The Mannings are part of an emerging pattern of Black migration from larger cities to smaller ones, primarily in the South, according to Sabrina Pendergrass, an assistant professor for African American and African Studies at the University of Virginia.

After a decades-long migration by Black people to Atlanta, “there’s this feeling that … it might be tougher to get an economic foothold if you wanted to open a business,” Pendergrass said. “In cities like Charlotte, there’s not as much competition.”

From the 1910s to the 1960s, millions of Black Americans took part in the Great Migration, moving to northern cities to escape the overt racism of the Jim Crow South. But many learned over time that racism was also pervasive in northern cities, in less-obvious but equally insidious forms such as home loan restrictions that reinforced segregated neighborhoods.

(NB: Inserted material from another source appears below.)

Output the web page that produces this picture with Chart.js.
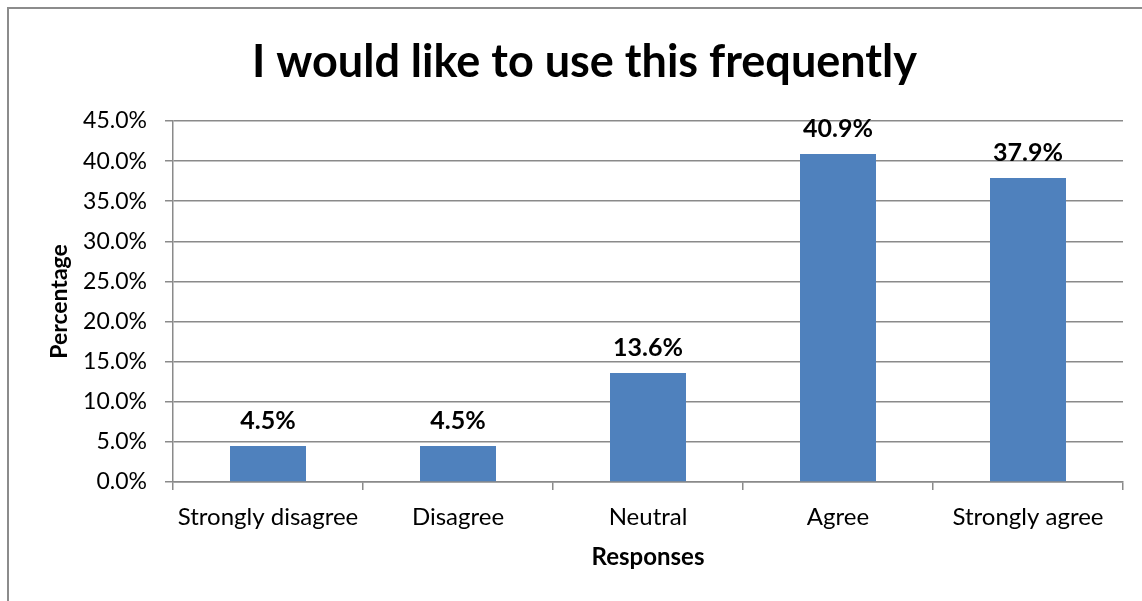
<!DOCTYPE html>
<html>
<head>
<meta charset="utf-8">
<script src="https://cdn.jsdelivr.net/npm/chart.js@4.4.1/dist/chart.umd.min.js"></script>
<style>
  html, body { margin: 0; padding: 0; background: #fff; overflow: hidden; }
  #frame {
    position: absolute; left: 7px; top: 7px; width: 1300px; height: 700px;
    border: 2px solid #8c8c8c; box-sizing: border-box;
  }
  #wrap { position: absolute; left: 0; top: 0; width: 1142px; height: 601px; }
</style>
</head>
<body>
<div id="frame"></div>
<div id="wrap"><canvas id="chart"></canvas></div>
<script>
// Respuestas de la encuesta (porcentaje)
const categories = ['Strongly disagree', 'Disagree', 'Neutral', 'Agree', 'Strongly agree'];
const percentages = [4.5, 4.5, 13.6, 40.9, 37.9];
const yTicks = [0, 5, 10, 15, 20, 25, 30, 35, 40, 45];

const chartTitle = 'I would like to use this frequently';
const xTitle = 'Responses';
const yTitle = 'Percentage';

const FONT = 'Lato, "Open Sans", sans-serif';
const gridGray = '#8a8a8a';

// Etiqueta en negrita encima de cada barra
const barLabels = {
  id: 'barLabels',
  afterDatasetsDraw(chart) {
    const ctx = chart.ctx;
    const meta = chart.getDatasetMeta(0);
    ctx.save();
    ctx.font = 'bold 25px ' + FONT;
    ctx.fillStyle = '#000';
    ctx.textAlign = 'center';
    ctx.textBaseline = 'middle';
    meta.data.forEach((bar, i) => {
      ctx.fillText(percentages[i].toFixed(1) + '%', bar.x, bar.y - 25);
    });
    ctx.restore();
  }
};

const ctx = document.getElementById('chart').getContext('2d');

new Chart(ctx, {
  type: 'bar',
  data: {
    labels: categories,
    datasets: [{
      data: percentages,
      backgroundColor: '#4f81bd',
      barPercentage: 0.4,
      categoryPercentage: 1.0
    }]
  },
  options: {
    responsive: true,
    maintainAspectRatio: false,
    animation: false,
    layout: { padding: { left: 46, right: 19, top: 0, bottom: 22 } },
    plugins: {
      legend: { display: false },
      tooltip: { enabled: false },
      title: {
        display: true,
        text: chartTitle,
        color: '#000',
        font: { family: FONT, size: 45, weight: 'bold' },
        padding: { top: 35, bottom: 32 }
      }
    },
    scales: {
      x: {
        grid: {
          offset: true,
          drawOnChartArea: false,
          drawTicks: true,
          tickLength: 8,
          color: gridGray,
          lineWidth: 1.5
        },
        border: { color: gridGray, width: 1.5 },
        ticks: {
          color: '#000',
          font: { family: FONT, size: 24 },
          padding: 13,
          maxRotation: 0
        },
        title: {
          display: true,
          text: xTitle,
          color: '#000',
          font: { family: FONT, size: 24, weight: 'bold' },
          padding: { top: 4, bottom: 7 }
        },
        afterFit(scale) { scale.height = 97; }
      },
      y: {
        min: 0,
        max: 45,
        afterBuildTicks(scale) {
          scale.ticks = yTicks.map(v => ({ value: v }));
        },
        grid: {
          color: gridGray,
          lineWidth: 1.5,
          tickLength: 8
        },
        border: { color: gridGray, width: 1.5 },
        ticks: {
          color: '#000',
          font: { family: FONT, size: 23 },
          padding: 18,
          callback: v => v.toFixed(1) + '%'
        },
        title: {
          display: true,
          text: yTitle,
          color: '#000',
          font: { family: FONT, size: 23, weight: 'bold' },
          padding: { top: 0, bottom: 6 }
        },
        afterFit(scale) { scale.width = 127; }
      }
    }
  },
  plugins: [barLabels]
});
</script>
</body>
</html>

Now, in a trend known as “reverse migration,” some of the grandchildren and great-grandchildren of those original migrants have been moving back to Southern cities for years.

According to the 2020 census, African-Americans make up 14 percent of the U.S. population, 58 percent of whom live in the South. Those figures could vary slightly, as the Census Bureau reported last week that 3.3 percent of the Black population was undercounted in the 2020 census, a rate higher than in 2010.